I also want to thank my dear friend as well, America Ferrera, a wonderful, talented young woman of such great grace. And Kelly Willis, you have a new fan. I told Cecile I love your music, and she promised to send me a CD. So I thank you for being part of this.

Now, I have to tell you that it was a great privilege when I was told that I would receive this award. I admire Margaret Sanger enormously, her courage, her tenacity, her vision. Another of my great friends, Ellen Chesler, is here, who wrote a magnificent biography of Margaret Sanger called Woman of Valor. And when I think about what she did all those years ago in Brooklyn, taking on archetypes, taking on attitudes and accusations flowing from all directions, I am really in awe of her.

And there are a lot of lessons that we can learn from her life and from the cause she launched and fought for and sacrificed so bravely. One in particular, though, has always stood out for me almost a hundred years later. It’s the lesson that women’s empowerment is always, always about more than bettering the lives of individual women. It is part of a movement. It’s about economic and political progress for all women and girls. It’s about making sure that every woman and girl everywhere has the opportunities that she deserves to fulfill her potential, a potential as a mother, as a worker, as a human being.

The overarching mission of the Planned Parenthood Federation of America and the cause of reproductive freedom that you continue to advance today is as relevant in our world now as it was a hundred years ago. (Applause.) So I thank you.

The 20th century reproductive rights movement, really embodied in the life and leadership of Margaret Sanger, was one of the most transformational in the entire history of the human race. It has changed the lives of tens of millions of women. It has changed attitudes and perceptions about women and our roles in society. It ushered in demographic and social changes that have brought us closer to gender equality than at any time.

Yet we know that Margaret Sanger’s work here in the United States and certainly across our globe is not done. Here at home, there are still too many women who are denied their rights because of income, because of opposition, because of attitudes that they harbor. But around the world, too many women are denied even the opportunity to know about how to plan and space their families. They’re denied the power to do anything about the most intimate of decisions.

And the derivative inequities that result from all of that are evident in the fact that women and girls are still the majority of the world’s poor, unschooled, unhealthy, and underfed. This is and has been for many years a matter of personal and professional importance to me, and I want to assure you that reproductive rights and the umbrella issue of women’s rights and empowerment will be a key to the foreign policy of this Administration. (Applause.)

You see, I believe that women’s rights and empowerment is an indispensible ingredient of smart power and therefore is integrated into our renewed emphasis on diplomacy and development. This is especially important today, when poverty and the lack of healthcare and education, hunger and job loss, are amplified by the current economic crisis. And I was very proud when President Obama repealed the Mexico City policy. (Applause.)
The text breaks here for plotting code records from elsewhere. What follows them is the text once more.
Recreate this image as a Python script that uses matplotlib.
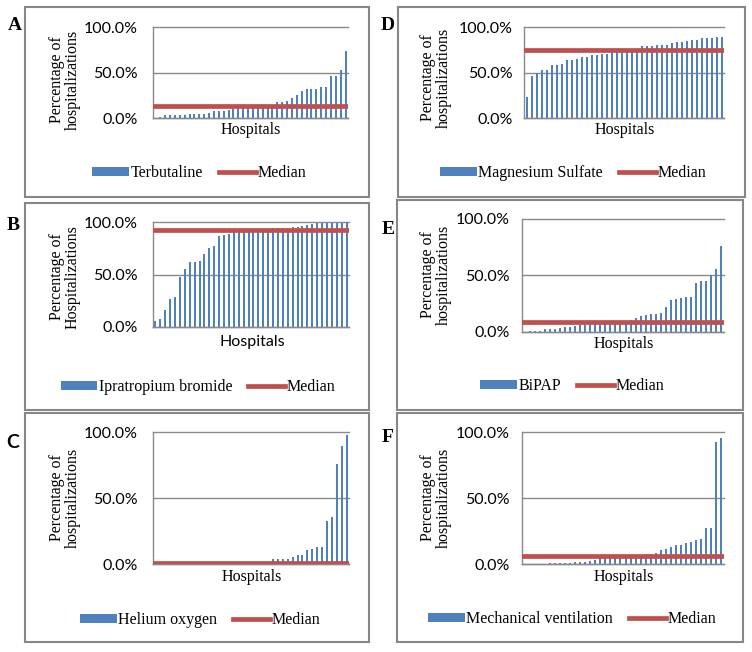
import matplotlib

matplotlib.use("Agg")
import matplotlib.pyplot as plt
import numpy as np
from matplotlib.lines import Line2D
from matplotlib.patches import Patch, Rectangle
from matplotlib.ticker import PercentFormatter

W, H = 752, 652
BLUE = "#4f81bd"
RED = "#c0504d"
GRID = "#8a8a8a"
BORDER = "#878787"
SERIF = "Liberation Serif"
SANS = "Lato"

# percentage of hospitalizations per hospital (40 hospitals, sorted)
terbutaline = [0.5, 1, 3, 3, 3.5, 3.5, 3.5, 4, 4, 4.5, 4.5, 6, 8, 8, 8, 8.5,
               9.5, 11, 12.5, 13, 13, 13.5, 13.5, 13.5, 14, 18, 18, 18.5, 22,
               25, 30, 31.5, 31.5, 32, 34, 34, 46, 46, 53, 74]
magnesium = [23, 46, 50, 53, 53, 58, 58.5, 59.5, 63.5, 63.5, 65, 67.5, 67.5,
             69, 69.5, 70, 70, 74, 74.5, 74.5, 75, 75, 75, 79, 79.5, 79.5, 80,
             80, 80.5, 82, 83, 84, 84.5, 85.5, 86, 87.5, 87.5, 88, 88.5, 89]
ipratropium = [5.4, 7.6, 16.5, 26.7, 28.6, 47.3, 55, 62, 62, 62.7, 69.5, 75,
               77.5, 86.7, 88, 88.6, 91, 91.5, 91.5, 92, 92, 92.5, 93.6, 93.8,
               94, 94.2, 94.4, 94.6, 95, 95.5, 95.9, 97.5, 98.4, 98.7, 98.7,
               98.7, 99.4, 99.4, 99.4, 100]
bipap = [0.3, 0.9, 1.2, 1.2, 2.4, 2.7, 2.7, 3.3, 4.5, 4.8, 5.4, 6, 6, 6.8,
         7.4, 8, 8.3, 8.6, 8.8, 9, 9.2, 11, 12.5, 14.3, 15.2, 15.8, 16, 16.4,
         22.3, 28, 29.2, 30.4, 30.7, 31, 43, 45, 45.5, 50, 55.4, 76.5]
helium = [0, 0, 0, 0, 0, 0, 0, 0, 0, 0, 0, 0, 0.2, 0.3, 0.5, 0.6, 0.8, 0.9,
          1, 1.1, 1.2, 1.3, 1.5, 1.8, 3.5, 3.8, 3.8, 3.8, 5, 6.8, 6.8, 10.6,
          11, 12.6, 13.1, 32.5, 35.3, 75.6, 89.4, 97.5]
ventilation = [0, 0, 0.1, 0.3, 0.3, 0.5, 0.5, 0.7, 0.8, 1.0, 1.2, 1.5, 1.8,
               2.3, 3.0, 4.3, 5.5, 5.8, 6, 6, 6.2, 6.3, 6.5, 6.8, 7.2, 7.6,
               8.1, 10.4, 11.6, 12.9, 14.4, 14.7, 16.2, 17, 18.5, 19, 27.3,
               27.6, 92.4, 95.4]

medians = {"A": 13.6, "D": 74.8, "B": 92.4, "E": 9.2, "C": 1.0, "F": 6.3}
series_names = {
    "A": "Terbutaline",
    "D": "Magnesium Sulfate",
    "B": "Ipratropium bromide",
    "E": "BiPAP",
    "C": "Helium oxygen",
    "F": "Mechanical ventilation",
}
series_values = {"A": terbutaline, "D": magnesium, "B": ipratropium,
                 "E": bipap, "C": helium, "F": ventilation}

# layout in pixels (x from left, y from top)
PANELS = [
    dict(key="A", box=(25, 7, 369, 197), plot=(153, 27, 348, 118),
         letter=(15, 25), letter_family=SERIF, ylab=(65, 80),
         ylabel="Percentage of\nhospitalizations", hosp=(251, 130),
         hosp_family=SERIF, legend=(199, 173), pad=11),
    dict(key="D", box=(398, 7, 745, 197), plot=(524, 27, 724, 118),
         letter=(388, 25), letter_family=SERIF, ylab=(436, 78),
         ylabel="Percentage of\nhospitalizations", hosp=(625, 130),
         hosp_family=SERIF, legend=(573, 173), pad=8),
    dict(key="B", box=(25, 203, 369, 410), plot=(153, 222, 349, 327),
         letter=(13, 226), letter_family=SERIF, ylab=(65, 277),
         ylabel="Percentage of\nHospitalizations", hosp=(252, 342),
         hosp_family=SANS, legend=(198, 387), pad=11),
    dict(key="E", box=(397, 200, 743, 410), plot=(522, 219, 724, 332),
         letter=(388, 229), letter_family=SERIF, ylab=(436, 275),
         ylabel="Percentage of\nhospitalizations", hosp=(624, 344),
         hosp_family=SERIF, legend=(572, 386), pad=9),
    dict(key="C", box=(25, 413, 369, 642), plot=(153, 432, 349, 564),
         letter=(13, 442), letter_family=SANS, ylab=(65, 498),
         ylabel="Percentage of\nhospitalizations", hosp=(252, 577),
         hosp_family=SERIF, legend=(200, 620), pad=11),
    dict(key="F", box=(397, 413, 743, 642), plot=(522, 432, 724, 564),
         letter=(388, 438), letter_family=SERIF, ylab=(436, 498),
         ylabel="Percentage of\nhospitalizations", hosp=(624, 577),
         hosp_family=SERIF, legend=(572, 619), pad=9),
]


def fx(x):
    return x / W


def fy(y):
    return 1 - y / H


def draw_panel(fig, p):
    key = p["key"]
    values = series_values[key]

    x0, y0, x1, y1 = p["box"]
    fig.patches.append(Rectangle((fx(x0), fy(y1)), (x1 - x0) / W, (y1 - y0) / H,
                                 transform=fig.transFigure, fill=False,
                                 edgecolor=BORDER, linewidth=1.5))

    l, t, r, b = p["plot"]
    ax = fig.add_axes([fx(l), fy(b), (r - l) / W, (b - t) / H])
    pos = np.arange(len(values))
    ax.bar(pos, values, width=0.4, color=BLUE, zorder=2)
    ax.axhline(medians[key], color=RED, linewidth=3.4, zorder=3)

    ax.set_xlim(-0.5, len(values) - 0.5)
    ax.set_ylim(0, 100)
    ax.set_yticks([0, 50, 100])
    ax.yaxis.set_major_formatter(PercentFormatter(100, decimals=1))
    ax.set_xticks([])
    ax.tick_params(axis="y", length=0, pad=p["pad"], labelsize=11.5)
    ax.grid(axis="y", color=GRID, linewidth=1)
    for gl in ax.get_ygridlines():
        gl.set_clip_on(False)
    ax.set_axisbelow(True)
    for side in ("top", "right"):
        ax.spines[side].set_visible(False)
    for side in ("left", "bottom"):
        ax.spines[side].set_color(GRID)
        ax.spines[side].set_linewidth(1)
    ax.patch.set_alpha(0)

    fig.text(fx(p["letter"][0]), fy(p["letter"][1]), key, ha="center",
             va="center", fontsize=14, fontweight="bold",
             family=p["letter_family"])
    fig.text(fx(p["ylab"][0]), fy(p["ylab"][1]), p["ylabel"], rotation=90,
             ha="center", va="center", fontsize=11.5, family=SERIF,
             linespacing=1.0)
    hosp_size = 11.5 if p["hosp_family"] == SERIF else 11.5
    fig.text(fx(p["hosp"][0]), fy(p["hosp"][1]), "Hospitals", ha="center",
             va="center", fontsize=hosp_size, family=p["hosp_family"])

    handles = [Patch(facecolor=BLUE, edgecolor="none"),
               Line2D([], [], color=RED, linewidth=3.4)]
    fig.legend(handles, [series_names[key], "Median"], loc="center",
               bbox_to_anchor=(fx(p["legend"][0]), fy(p["legend"][1])),
               ncol=2, frameon=False, prop={"family": SERIF, "size": 11.5},
               handlelength=2.3, handleheight=0.5, handletextpad=0.1,
               columnspacing=1.0, borderpad=0, borderaxespad=0)


def build_plot():
    plt.rcParams["font.family"] = SANS
    fig = plt.figure(figsize=(W / 100, H / 100), dpi=100)
    for p in PANELS:
        draw_panel(fig, p)
    fig.savefig("out.png", dpi=100)
    plt.close(fig)


if __name__ == "__main__":
    build_plot()
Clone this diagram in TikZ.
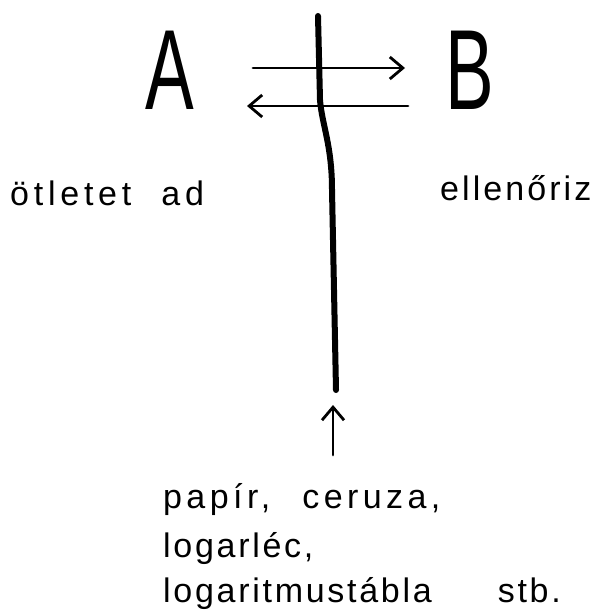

As a result, nongovernmental organizations overseas can once again use U.S. funding to provide the full range of family planning services so that women and their families can get access to the healthcare that they need. President Obama’s decision on Mexico City and his signing shortly thereafter of the Lilly Ledbetter legislation – (applause) – reflects a deep personal commitment to expanding opportunities for women. And the announcement about a week ago of the establishment once again of an Office for Women and Girls in the White House will give voice and action behind that commitment. (Applause.)

I am also pleased to tell you that we announced that the United States will once again fund family planning through the United Nations. (Applause.) We are going to fund a contribution of $50 million this fiscal year. That’s a 130 percent increase over our last contribution, which was made in 2001. Congress has also approved the Administration’s request for $545 million in bilateral assistance for family planning and reproductive health programs this year. And this is a significant increase over last year. Because I and the Administration and not wavering in our commitments to development assistance even in these tough economic times. (Applause.)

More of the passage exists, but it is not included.